Crispy Chicken Thighs in Creamy Leek Sauce

Published: 

Crispy Chicken Thighs

Ingredients

  • 6 bone-in skin-on chicken thighs
  • Kosher salt
  • Black Pepper
  • 1 tbsp olive oil
  • 1 tbsp butter
  • 1 leek, trimmed, washed and thinly sliced
  • 3 cloves garlic, finely chopped
  • 5 sprigs thyme
  • ¼ cup dry white wine
  • ½ cup chicken broth
  • 1 ½ cups 35% whipping cream
  • 1 tbsp dijon mustard
  • 1 tbsp whole-grain dijon mustard
  • 2 tbsp finely sliced chives
  • Steamed basmati rice, for serving
  • Buttered green beans, for  serving

Directions

  1. Preheat the oven to 400°F.
  2. Heat a large oven-safe frying pan on medium-high heat, and add the olive oil and butter.  Season both sides of the chicken generously with salt and pepper.
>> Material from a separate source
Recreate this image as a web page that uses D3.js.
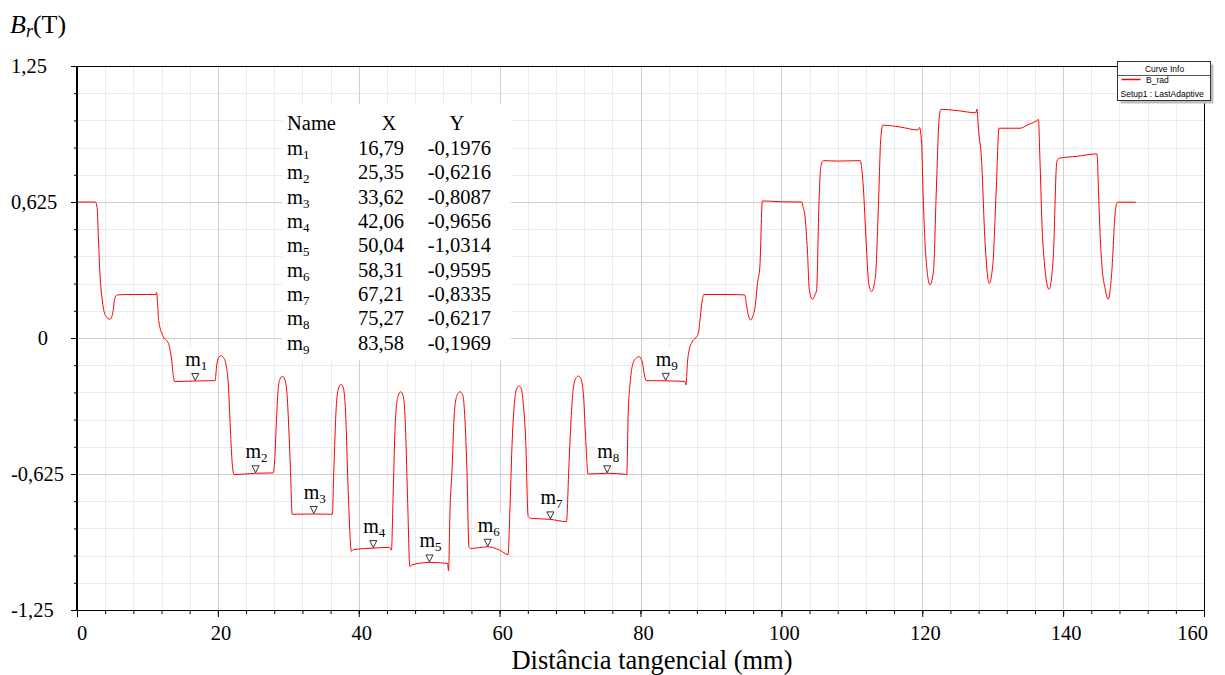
<!DOCTYPE html>
<html>
<head>
<meta charset="utf-8">
<script src="https://cdn.jsdelivr.net/npm/d3@7"></script>
<style>
  body { margin: 0; background: #fff; }
  svg { display: block; }
  text { fill: #000; }
</style>
</head>
<body>
<div id="chart"></div>
<script>
// B_rad curve (tangential distance in mm, radial flux density in T)
const brX = [0, 2.6, 2.85, 3.05, 3.25, 3.6, 4.1, 4.7, 5.1, 5.35, 5.7, 8.0, 11.2, 11.3, 11.45, 11.6, 12.25, 12.97, 13.44, 13.7, 13.85,
  16.79, 19.6, 19.85, 20.1, 20.45, 20.8, 21.2, 21.5, 21.75, 22.0, 22.3,
  25.35, 27.85, 28.05, 28.3, 28.55, 28.8, 29.15, 29.5, 29.8, 30.05, 30.3, 30.55,
  33.62, 36.25, 36.45, 36.8, 37.1, 37.48, 37.85, 38.1, 38.5, 38.95, 39.3,
  42.06, 44.4, 44.65, 44.85, 45.2, 45.6, 45.95, 46.3, 46.6, 46.95, 47.25, 47.5,
  50.04, 52.6, 52.75, 52.95, 53.25, 53.6, 54.0, 54.37, 54.75, 55.0, 55.35, 55.65, 55.9,
  58.31, 60.0, 61.2, 61.45, 61.8, 62.1, 62.4, 62.75, 63.1, 63.35, 63.7, 64.05, 64.5,
  67.21, 69.5, 69.8, 70.1, 70.4, 70.8, 71.17, 71.5, 71.9, 72.2, 72.55,
  75.27, 77.95, 78.05, 78.25, 78.55, 78.9, 79.3, 79.8, 80.25, 80.55, 80.8,
  83.58, 86.3, 86.45, 86.7, 86.95, 87.3, 87.8, 88.2, 88.5, 88.75, 89.0,
  92.0, 94.8, 95.05, 95.35, 95.65, 95.95, 96.3, 96.6, 96.95, 97.3,
  100.0, 102.9, 103.1, 103.35, 103.7, 103.97, 104.4, 104.8, 105.0, 105.35, 105.6, 105.95,
  108.0, 111.2, 111.4, 111.6, 112.1, 112.4, 112.8, 113.2, 113.4, 113.8, 114.1, 114.4,
  116.8, 119.4, 119.6, 119.9, 120.1, 120.5, 121.1, 121.6, 122.0, 122.4, 122.65,
  125.0, 127.6, 127.75, 128.0, 128.4, 128.9, 129.5, 130.0, 130.5, 130.9,
  133.9, 135.0, 136.3, 136.5, 136.7, 137.1, 138.0, 138.6, 139.1, 139.4,
  142.0, 144.8, 145.1, 145.4, 146.0, 146.4, 146.9, 147.4, 147.7, 150.3];
const brY = [0.625, 0.625, 0.6, 0.45, 0.30, 0.17, 0.10, 0.086, 0.12, 0.18, 0.198, 0.2, 0.2, 0.21, 0.15, 0.08, 0.006, -0.024, -0.101, -0.18, -0.2,
  -0.1976, -0.196, -0.12, -0.09, -0.082, -0.09, -0.13, -0.22, -0.40, -0.56, -0.628,
  -0.6216, -0.62, -0.57, -0.39, -0.24, -0.19, -0.176, -0.19, -0.25, -0.40, -0.60, -0.81,
  -0.8087, -0.81, -0.62, -0.32, -0.235, -0.213, -0.235, -0.32, -0.70, -0.98, -0.972,
  -0.9656, -0.962, -0.975, -0.76, -0.38, -0.265, -0.247, -0.265, -0.38, -0.76, -1.05, -1.043,
  -1.0314, -1.036, -1.07, -0.8, -0.6, -0.33, -0.26, -0.247, -0.26, -0.33, -0.6, -0.96, -0.967,
  -0.9595, -0.975, -0.995, -0.80, -0.46, -0.30, -0.235, -0.221, -0.235, -0.30, -0.47, -0.82, -0.829,
  -0.8335, -0.844, -0.62, -0.40, -0.25, -0.185, -0.175, -0.185, -0.26, -0.45, -0.625,
  -0.6217, -0.627, -0.63, -0.35, -0.2, -0.12, -0.095, -0.086, -0.11, -0.17, -0.196,
  -0.1969, -0.2, -0.216, -0.1, -0.05, -0.02, 0.0, 0.02, 0.1, 0.17, 0.2,
  0.2, 0.198, 0.15, 0.1, 0.083, 0.1, 0.15, 0.25, 0.33, 0.63,
  0.626, 0.625, 0.6, 0.56, 0.40, 0.22, 0.178, 0.2, 0.22, 0.63, 0.787, 0.815,
  0.813, 0.815, 0.78, 0.71, 0.40, 0.25, 0.213, 0.25, 0.30, 0.63, 0.91, 0.978,
  0.97, 0.956, 0.968, 0.90, 0.68, 0.38, 0.244, 0.31, 0.68, 1.01, 1.051,
  1.045, 1.035, 1.052, 0.95, 0.83, 0.45, 0.251, 0.33, 0.68, 0.964,
  0.964, 0.98, 1.0, 1.005, 0.83, 0.45, 0.224, 0.37, 0.81, 0.826,
  0.835, 0.846, 0.6, 0.38, 0.22, 0.178, 0.3, 0.58, 0.624, 0.624];

// markers
const markerNames = ["1", "2", "3", "4", "5", "6", "7", "8", "9"];
const markerX = [16.79, 25.35, 33.62, 42.06, 50.04, 58.31, 67.21, 75.27, 83.58];
const markerY = [-0.1976, -0.6216, -0.8087, -0.9656, -1.0314, -0.9595, -0.8335, -0.6217, -0.1969];
const markerXLabels = ["16,79", "25,35", "33,62", "42,06", "50,04", "58,31", "67,21", "75,27", "83,58"];
const markerYLabels = ["-0,1976", "-0,6216", "-0,8087", "-0,9656", "-1,0314", "-0,9595", "-0,8335", "-0,6217", "-0,1969"];

// ticks
const xTicks = [0, 20, 40, 60, 80, 100, 120, 140, 160];
const yTicks = [-1.25, -0.625, 0, 0.625, 1.25];
const yTickLabels = ["-1,25", "-0,625", "0", "0,625", "1,25"];

const width = 1225, height = 675;
const margin = { top: 66, right: 21, bottom: 65, left: 77 };
const plotW = width - margin.left - margin.right;
const plotH = height - margin.top - margin.bottom;
const serif = "'Liberation Serif', 'Times New Roman', serif";
const sans = "'Liberation Sans', Arial, sans-serif";

const svg = d3.select("#chart").append("svg")
  .attr("width", width)
  .attr("height", height);

const g = svg.append("g")
  .attr("transform", `translate(${margin.left},${margin.top})`);

const x = d3.scaleLinear().domain([0, 160]).range([0, plotW]);
const y = d3.scaleLinear().domain([-1.25, 1.25]).range([plotH, 0]);

// grid lines (minor then major)
const xMinor = d3.range(0, 161, 4);
const yMinor = d3.range(-1.25, 1.2501, 0.125);

g.append("g").selectAll("line").data(xMinor).enter().append("line")
  .attr("x1", d => Math.round(x(d)) + 0.5).attr("x2", d => Math.round(x(d)) + 0.5)
  .attr("y1", 0).attr("y2", plotH)
  .attr("stroke", "#ebebeb");
g.append("g").selectAll("line").data(yMinor).enter().append("line")
  .attr("x1", 0).attr("x2", plotW)
  .attr("y1", d => Math.round(y(d)) + 0.5).attr("y2", d => Math.round(y(d)) + 0.5)
  .attr("stroke", "#ebebeb");
g.append("g").selectAll("line").data(xTicks).enter().append("line")
  .attr("x1", d => Math.round(x(d)) + 0.5).attr("x2", d => Math.round(x(d)) + 0.5)
  .attr("y1", 0).attr("y2", plotH)
  .attr("stroke", "#cfcfcf");
g.append("g").selectAll("line").data(yTicks).enter().append("line")
  .attr("x1", 0).attr("x2", plotW)
  .attr("y1", d => Math.round(y(d)) + 0.5).attr("y2", d => Math.round(y(d)) + 0.5)
  .attr("stroke", "#cfcfcf");

// curve
const pts = brX.map((d, i) => [d, brY[i]]);
const line = d3.line()
  .x(d => x(d[0]))
  .y(d => y(d[1]))
  .curve(d3.curveMonotoneX);

g.append("path")
  .datum(pts)
  .attr("d", line)
  .attr("fill", "none")
  .attr("stroke", "#ff0000")
  .attr("stroke-width", 1);

// frame
g.append("rect")
  .attr("x", 0.5).attr("y", 0.5)
  .attr("width", plotW).attr("height", plotH)
  .attr("fill", "none")
  .attr("stroke", "#000");
g.append("line")
  .attr("x1", 0).attr("x2", 0).attr("y1", 0).attr("y2", plotH)
  .attr("stroke", "#000").attr("stroke-width", 2);

// axes ticks
const xAxisMinor = d3.axisBottom(x).tickValues(xMinor).tickSize(4).tickFormat("");
const xAxisMajor = d3.axisBottom(x).tickValues(xTicks).tickSize(7).tickFormat("");
const yAxisMinor = d3.axisLeft(y).tickValues(yMinor).tickSize(3).tickFormat("");
const yAxisMajor = d3.axisLeft(y).tickValues(yTicks).tickSize(6).tickFormat("");

[xAxisMinor, xAxisMajor].forEach(ax => {
  g.append("g").attr("transform", `translate(0,${plotH})`).call(ax)
    .call(s => s.select(".domain").remove());
});
[yAxisMinor, yAxisMajor].forEach(ax => {
  g.append("g").call(ax).call(s => s.select(".domain").remove());
});

// tick labels
g.append("g").selectAll("text").data(xTicks).enter().append("text")
  .attr("x", d => d === 0 ? x(d) : d === 160 ? x(d) + 4 : x(d) + 3)
  .attr("y", plotH + 30)
  .attr("text-anchor", d => d === 0 ? "start" : d === 160 ? "end" : "middle")
  .style("font-family", serif)
  .style("font-size", "20.5px")
  .text(d => d);

svg.append("g").selectAll("text").data(yTicks).enter().append("text")
  .attr("x", d => d === 0 ? 48 : 11)
  .attr("y", d => margin.top + y(d))
  .attr("dy", "0.35em")
  .attr("text-anchor", d => d === 0 ? "end" : "start")
  .style("font-family", serif)
  .style("font-size", "20.5px")
  .text((d, i) => yTickLabels[i]);

// axis titles
svg.append("text")
  .attr("x", 652)
  .attr("y", 669)
  .attr("text-anchor", "middle")
  .style("font-family", serif)
  .style("font-size", "26.5px")
  .text("Distância tangencial (mm)");

const yTitle = svg.append("text")
  .attr("x", 10)
  .attr("y", 33)
  .style("font-family", serif)
  .style("font-size", "26px");
yTitle.append("tspan").style("font-style", "italic").text("B");
yTitle.append("tspan").style("font-style", "italic").style("font-size", "18px").attr("dy", 4).text("r");
yTitle.append("tspan").attr("dy", -4).text("(T)");

// markers
const markers = g.append("g").selectAll("g").data(markerX).enter().append("g")
  .attr("transform", (d, i) => `translate(${x(d)},${y(markerY[i])})`);

markers.append("rect")
  .attr("x", -12).attr("y", -33)
  .attr("width", 28).attr("height", 22)
  .attr("fill", "#fff");

markers.append("path")
  .attr("d", "M-3.5,-7.5 L3.5,-7.5 L0,-0.5 Z")
  .attr("fill", "#fff")
  .attr("stroke", "#000")
  .attr("stroke-width", 0.8);

const mLabel = markers.append("text")
  .attr("x", -10)
  .attr("y", -15)
  .style("font-family", serif)
  .style("font-size", "20px");
mLabel.append("tspan").text("m");
mLabel.append("tspan").attr("dy", 4).style("font-size", "13px").text((d, i) => markerNames[i]);

// marker table
const table = svg.append("g");
table.append("rect")
  .attr("x", 282).attr("y", 104)
  .attr("width", 229).attr("height", 256)
  .attr("fill", "#fff");

const rowY0 = 123, rowStep = 24.3;
const header = [["Name", 287, "start"], ["X", 389, "middle"], ["Y", 457, "middle"]];
table.selectAll("text.head").data(header).enter().append("text")
  .attr("class", "head")
  .attr("x", d => d[1]).attr("y", rowY0).attr("dy", "0.35em")
  .attr("text-anchor", d => d[2])
  .style("font-family", serif).style("font-size", "20.5px")
  .text(d => d[0]);

const rows = table.selectAll("g.row").data(markerNames).enter().append("g")
  .attr("class", "row")
  .attr("transform", (d, i) => `translate(0,${rowY0 + 25 + rowStep * i})`);

const nameText = rows.append("text")
  .attr("x", 287).attr("dy", "0.35em")
  .style("font-family", serif).style("font-size", "20.5px");
nameText.append("tspan").text("m");
nameText.append("tspan").attr("dy", 4).style("font-size", "13px").text(d => d);

rows.append("text")
  .attr("x", 404).attr("dy", "0.35em")
  .attr("text-anchor", "end")
  .style("font-family", serif).style("font-size", "20.5px")
  .text((d, i) => markerXLabels[i]);

rows.append("text")
  .attr("x", 491).attr("dy", "0.35em")
  .attr("text-anchor", "end")
  .style("font-family", serif).style("font-size", "20.5px")
  .text((d, i) => markerYLabels[i]);

// legend box (Curve Info)
const legend = svg.append("g").attr("transform", "translate(1117.5,61.5)");
legend.append("rect")
  .attr("x", 3).attr("y", 3).attr("width", 93).attr("height", 39)
  .attr("fill", "#bdbdbd");
legend.append("rect")
  .attr("x", 0).attr("y", 0).attr("width", 93).attr("height", 39)
  .attr("fill", "#fff").attr("stroke", "#333");
legend.append("line")
  .attr("x1", 0).attr("x2", 93).attr("y1", 14).attr("y2", 14)
  .attr("stroke", "#555");
legend.append("text")
  .attr("x", 47).attr("y", 10.5)
  .attr("text-anchor", "middle")
  .style("font-family", sans).style("font-size", "8.5px")
  .text("Curve Info");
legend.append("line")
  .attr("x1", 4).attr("x2", 23).attr("y1", 18).attr("y2", 18)
  .attr("stroke", "#ff0000").attr("stroke-width", 1.5);
legend.append("text")
  .attr("x", 28.5).attr("y", 21.5)
  .style("font-family", sans).style("font-size", "8.5px")
  .text("B_rad");
legend.append("text")
  .attr("x", 3).attr("y", 35.5)
  .style("font-family", sans).style("font-size", "8.5px")
  .text("Setup1 : LastAdaptive");
</script>
</body>
</html>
Once hot, lay the chicken thighs skin side down, ensuring not to crowd the pan. Cook for 5 minutes on one side, or until golden brown, then flip and cook for an additional 3 minutes. Transfer the browned chicken thighs to a plate.
  3. Reduce the heat to medium and add the leeks, garlic, and thyme. Cook for 3-4 minutes or until the leeks are softened and fragrant.
  4. Pour in the white wine, and stir, scraping the bottom of the pan to release any bits that might have stuck to the bottom. Cook for 2 minutes to slightly reduce.
  5. Then add the chicken broth and whipping cream. Increase the heat to medium-high, and cook for 2-3 minutes or until slightly thickened. Then stir in the two mustards.
  6. Lay the chicken thighs, skin side up, on the sauce. Transfer to the oven, and bake for 20-25 minutes, or until the internal temperature of the chicken is 165°F.
  7. Serve with basmati rice and buttered green beans.